The judges pressed Mr Trump’s lawyer John Sauer on the claim pushed by the former president’s legal team that he’s covered by the “right not to be tried” for actions during his presidency – pushing for examples of precedent including explicit mentions that a president is immune.

Mr Sauer argued that President George W Bush hadn’t been charged with obstruction of justice after falsely leading the country into the Iraq war on false pretences and asked if Mr Obama should be charged with murder for civilians killed in drone strikes.

He added that there was no prosecution of President Bill Clinton after he pardoned Marc Rich, a fugitive whose ex-wife made large contributions to the Clinton Presidential Center and the Senate campaign of then-first lady Hillary Clinton.

The argument of the Trump team appeared to hinge on the impeachment clause.

Mr Sauer repeatedly argued that Mr Trump would only be subject to prosecution if he had been impeached and convicted by Congress, something he narrowly escaped twice after being acquitted with the help of Senate Republicans.

By that standard, Judge Pan in particular pressed for a yes or no answer from Mr Sauer on if a Senate conviction is a requirement for Mr Trump to be prosecuted, something Mr Sauer appeared unwilling to give a one-word answer to.

The judges and the government prosecutors put forward the examples of a president ordering the Navy SEALs to kill a political rival or a critic, selling pardons or military secrets, and simply resigning before being impeached – would such a president be immune from prosecution?

Judge Pan noted that the impeachment clause narrowed the issue since Mr Sauer agreed that a president could be prosecuted following a conviction by Congress – meaning that a president’s immunity is not absolute.

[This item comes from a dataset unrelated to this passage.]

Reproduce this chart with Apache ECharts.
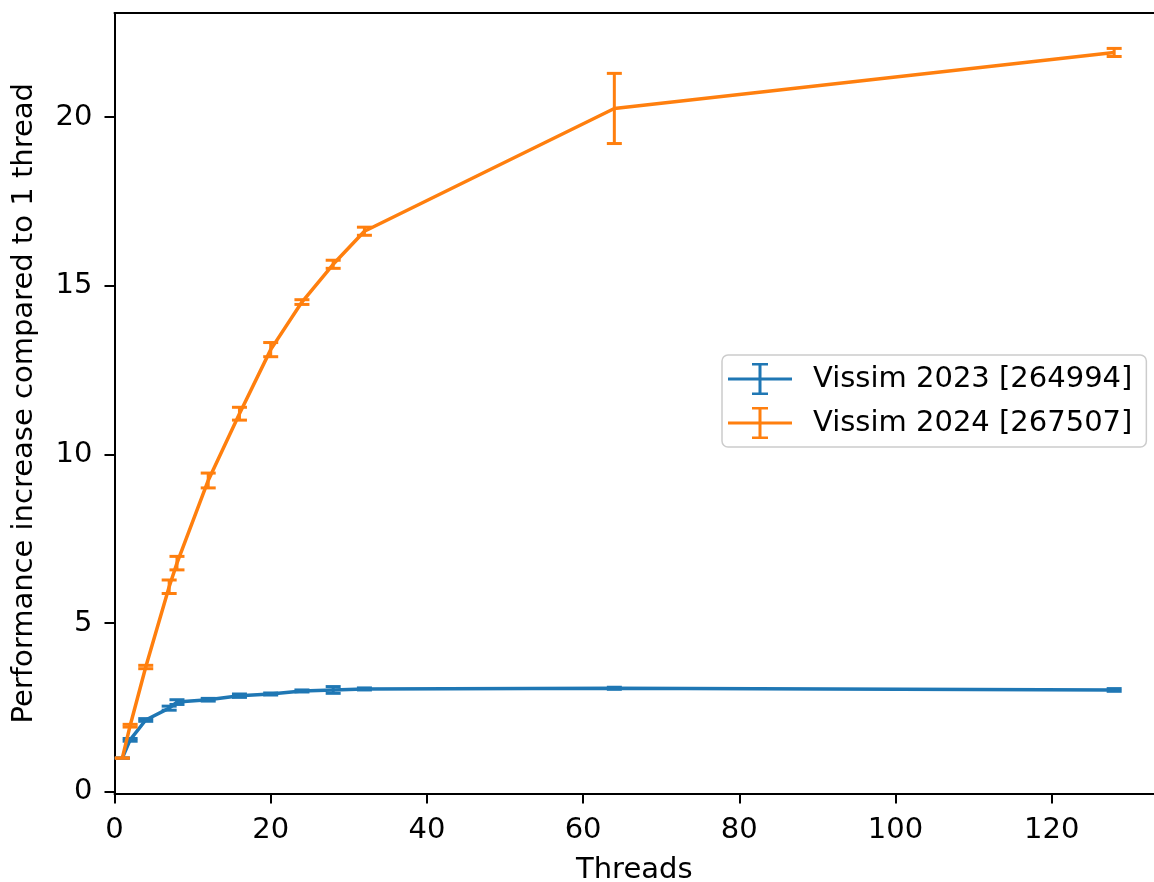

“All your other arguments fall away” if you concede that a president can be prosecuted, Judge Pan told Mr Sauer.

Mr Sauer cited on several occasions the worry of the founding fathers of criminal prosecution being used to crush a presidency.

Pointing to Mr Trump and raising his voice, Mr Sauer claimed that President Joe Biden was prosecuting his top political rival, despite there being no evidence that Mr Biden has given any directions to the Department of Justice regarding his predecessor.

“If a president has to look over his shoulder every time he has to make a controversial decision, worrying about ‘this could send me to jail when my opponent comes into office’ – that damages the presidency,” he added.

Speaking about Mr Trump’s recent Fox News appearance, Mr Scarborough said, “it is Trump at his most dangerous, but also Trump at his most detached from reality. He's really losing it”.

“We've been getting glimpses out of him shuffling around and looking lost, and getting up on stage talking about World War II, talking about President Obama, and here he did it again and said, ‘listen, President Obama may have bombed kindergartens, but he was trying to do good things. And when he leaves office, when he leaves office, he could face a conviction’. It's crazy,” he added.

Last year, Mr Trump pushed back on the notion that he’s confused whenever he appears to mistake Mr Biden for Mr Obama.

“Whenever I sarcastically insert the name Obama for Biden as an indication that others may actually be having a very big influence in running our Country,” he wrote on Truth Social in November.

“Ron DeSanctimonious and his failing campaign apparatus, together with the Democrat’s Radical Left ‘Disinformation Machine,’ go wild saying that ‘Trump doesn’t know the name of our President, (CROOKED!) Joe Biden. He must be cognitively impaired,” he added. “No, I know both names very well, never mix them up, and know that they are destroying our Country.”